The group maintained a strong and liquid balance sheet
with the ratio of customer advances to customer
accounts slightly decreasing to 74.2 per cent (2013: 79.0
per cent). This was due to customer advances decreasing
by 6 per cent whilst the amount of customer deposits
remained stable.
The group’s Common Equity Tier 1 ratio was 8.7 per cent
(2013: Core Tier 1 ratio: 12.1 per cent). Risk-weighted
assets of £243,652 million were 31 per cent higher than
at 31 December 2013, principally reflecting the transition
to CRD IV.
Assets
Cash and balances at central banks decreased by 37 per
cent reflecting a reduction in excess liquidity.
Trading assets decreased by 3 per cent predominantly
due to maturing reverse repos held for trading. New
reverse repo transactions are now classified as ‘non-
trading’ if they are mainly for funding purposes. This was
partially offset by an increased holding of equity
securities in the UK where there has been a rise in equity
positions in respect of forward trading, driven by
increased client activity, predominantly in the Equity
Finance business.
Financial assets designated at fair value decreased by 59
per cent, primarily reflecting the decision to sell the
pension insurance business in the UK as part of a
strategic decision to cease manufacturing pensions in the
UK insurance business. These assets have been classified
as Held for sale and reported as part of ‘Other assets’.
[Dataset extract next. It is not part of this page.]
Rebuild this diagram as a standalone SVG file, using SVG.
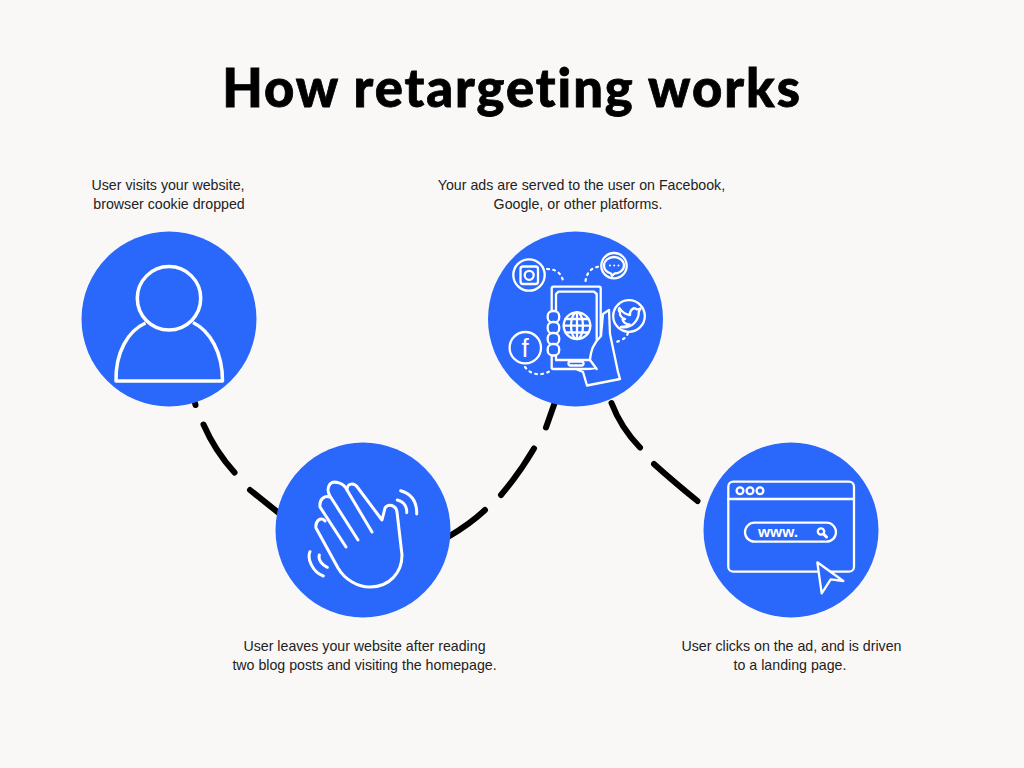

In addition, the termination and derecognition of back-
to-back structured trades led to a decline in the amount
of financial assets designated at fair value. A
corresponding decline is reported in ‘financial liabilities
designated at fair value.
Derivative assets increased by 37 per cent, principally as
a result of shifts in yield curves which led to an increase
in the fair value of interest rate contracts. In addition,
the fair value of foreign exchange contracts increased as
a result of favourable exchange rate movements in the
currency markets.
Loans and advances to banks increased by 10 per cent
principally driven by higher placements with financial
institutions.
Loans and advances to customers decreased by 6 per
cent, as we aligned our approach in our Payments and
Cash Management business to be more globally
consistent, resulting in a reduction in corporate
overdraft balances as clients reduced their overdraft and
deposit balances which were previously subject to net
interest arrangements. This was partially offset by an
increase in term lending to corporate and commercial
customers, notably in the second half of the year.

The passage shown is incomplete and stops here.